I don’t remember the walk home. I don’t remember getting back to the house. I don’t remember what he did to me…. with me.

But I remember the soreness between my legs when the blackness retreated. I remember the cold sheets around me, the taste of stale beer on my breath.

I remember the dizziness as I sat up, my hair sticking to the nape of my neck, hot with sweat. I remember the smell of latex.

I remember stumbling down the stairs, still way too drunk to be walking. I remember seeing Mitch, snuggled on the couch with a girl he’d been fucking for weeks. A nineteen year old. He was my age, twenty four. I remember looking at my phone and realizing it couldn’t have been more than an hour or two since we left the bar.

I remember storming to the door, putting together all the pieces. I remember the feeling of cold hitting my face. I remember his words, “Are you okay to drive?” The first time he pretended to be concerned with my well being the entire night.

I remember telling him, “No,” and then slamming the door closed. I remember pausing, my hands on my knees, gagging. I remember he didn’t even bother to follow, knowing I wasn’t okay.
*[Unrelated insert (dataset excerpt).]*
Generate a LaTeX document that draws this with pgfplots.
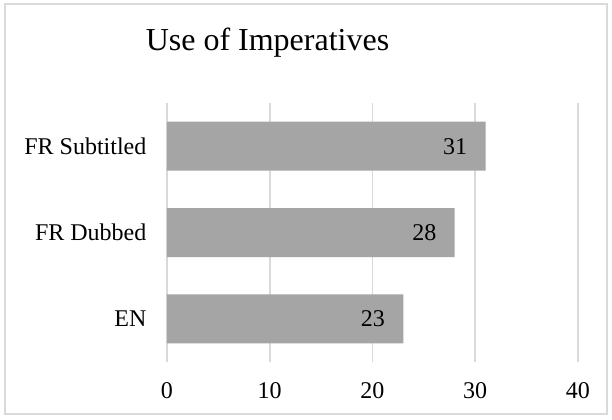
\documentclass[border=0pt]{standalone}
\usepackage{fontspec}
\setmainfont{Liberation Serif}
\usepackage{pgfplots}
\pgfplotsset{compat=1.18}
\definecolor{barfill}{HTML}{A5A5A5}
\definecolor{gridgray}{HTML}{D9D9D9}
\begin{document}
\begin{tikzpicture}
% page extent and chart frame
\path (-83.5pt,-28.5pt) rectangle (222.5pt,181pt);
\draw[gridgray, line width=0.8pt] (-81pt,-26pt) rectangle (220pt,179pt);
\begin{axis}[
  scale only axis,
  width=205.5pt, height=129.5pt,
  xbar, bar width=24.5pt,
  xmin=0, xmax=40, ymin=-0.5, ymax=2.5,
  xtick={0,10,20,30,40},
  ytick={0,1,2},
  yticklabels={EN,FR Dubbed,FR Subtitled},
  /pgf/number format/assume math mode=true,
  tick label style={font=\fontsize{12}{14}\selectfont},
  xticklabel style={yshift=-6.5pt},
  yticklabel style={xshift=-2.5pt},
  axis line style={draw=none},
  tick style={draw=none},
  xmajorgrids,
  major grid style={gridgray, line width=0.8pt},
  nodes near coords,
  every node near coord/.append style={anchor=east, xshift=-9pt, inner sep=0pt, font=\fontsize{12}{14}\selectfont, text=black},
]
\addplot[fill=barfill, draw=none] coordinates {(23,0) (28,1) (31,2)};
\end{axis}
\node[anchor=base, font=\fontsize{16}{19}\selectfont] at (50.25pt,156pt) {Use of Imperatives};
\end{tikzpicture}
\end{document}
My hands shook as I put the key in the ignition. The radio blasted and I turned the sound to zero. I called Stewart, knowing he cared about me at least, and asked him where he was. Him and Brad had gone back to Brad’s house. He told me to come, knowing something had happened.

I could barely see through my tears. It all came crashing into me — the feeling of being used, the loss of my husband, the failings as a wife and mother.

I drove down 440, desperate not to have a cop follow me. There was no doubt I was above the legal limit. I was drunk and hysterical and surprised I made it all the way to Brad’s. Stewart was sitting on the curb waiting for me when I got there. I parked the car and ran into his embrace. I couldn’t talk, the sobs rocking my body uncontrollably. I didn’t know how to stop. He tilted my face up to his, a look of concern clear on his face, and then, he kissed me.

I pushed him back a little. “I’m freaking out and you’re kissing me?” I asked, annoyed. I didn’t want to make out, I needed a friend. I needed real concern.

“Shh. Come here, it’s okay. Let’s go inside.”

I followed Stewart up the stairs into an upstairs bedroom. We sat on the bed and he did it again. He pulled me in to try and make out with me – snot and all.

I finally pushed him again and told him I needed to find Brad. I didn’t look back as I ran out of the room.

I went to the basement and stood in the doorway. “I know you hate me right now. But I can’t… (sob)… I can’t…. (sob)… do this. (sob) I need you to be my friend right now.”

He looked upset but nodded and we both sat down on his bed. I pulled him to me, practically digging my fingernails into him as I did, so desperate for his comfort.

“I think… (sob) I mean, I know, (sob), that Mitch and I slept together tonight.” The sobbing continued and I didn’t let him say anything although I could see how much those words hurt him. “But I don’t remember (sob) any of it. I woke up (sob) and he had called his fuck buddy (sob) over and then I came here and (sob) Stewart tried to make out with me (sob) and I just don’t know what I’m doing Brad. I don’t. I’m so sorry. I am such a mess. (sob) I never wanted to hurt you. I’m a terrible person…”

And then it all tumbled out of me, every insecurity about my failed marriage, every feeling of not being good enough for anyone. He held me for a long time, as if he knew all my broken pieces would scatter across his bedroom floor if he didn’t.

He didn’t try to kiss me. He didn’t take advantage of me. He just held me, at the moment I felt weakest.

I never got an apology. I texted Mitch the next day telling him how fucked up what he did to me was. He admitted it was, but he never apologized. I didn’t see him for a couple weeks. When I saw him again, he acted like everything was normal, so I did too.

I still  see him from time to time since we have mutual friends. It’s like being sucker punched every time.

If you can’t say no… is it still rape? It’s a question that has haunted me forever since. It’s the night that changed me. I still wonder if it was my fault. Maybe it was karma. Maybe I shouldn’t have flirted. But should I really have to worry about every guy I flirt with wanting to take me to bed with them when I’m blacked out? Is our society really that sleazy?

He took something from me that night. Something I will never be able to get back. Even Brad to this day tells me that I wanted to sleep with him- he could tell. He doesn’t know why I’m so upset about it.

Am I crazy? Is this really okay?


  1. Austin | 7th Oct 15

    If a girl can’t say no I’d call it rape. Don’t listen to the negative people labeling you. A piece of you has been taken and you won’t get it back. I’m sorry to say but you’ll never be the same, you’re life will go on but it won’t be the same and you need to be strong enough to endure.

    There are resources available if you want them. I’ve had some training in these matters if you need to reach out.

  2. Shadow | 8th Oct 15

    Legally speaking – yes it’s rape. You weren’t in a state of mind where you had the ability to say yes and be in control of your own actions.

    That being said, society seems to believe that it’s fine. That it’s a OK sacrifice to Bacchus and the other gods of wine. Something to keep in mind for men and women alike; knowing when a person can say yes. And if there’s trust (or whatever criteria used to determine if fucking will happen), knowing how to use words ahead of the blackness of spirits, to keep that higher part of the brain’s decision in the air.

    • Katie Karambelas | 12th Oct 15

      I agree. Society does think it is fine… but how terrible a thing to be “fine.”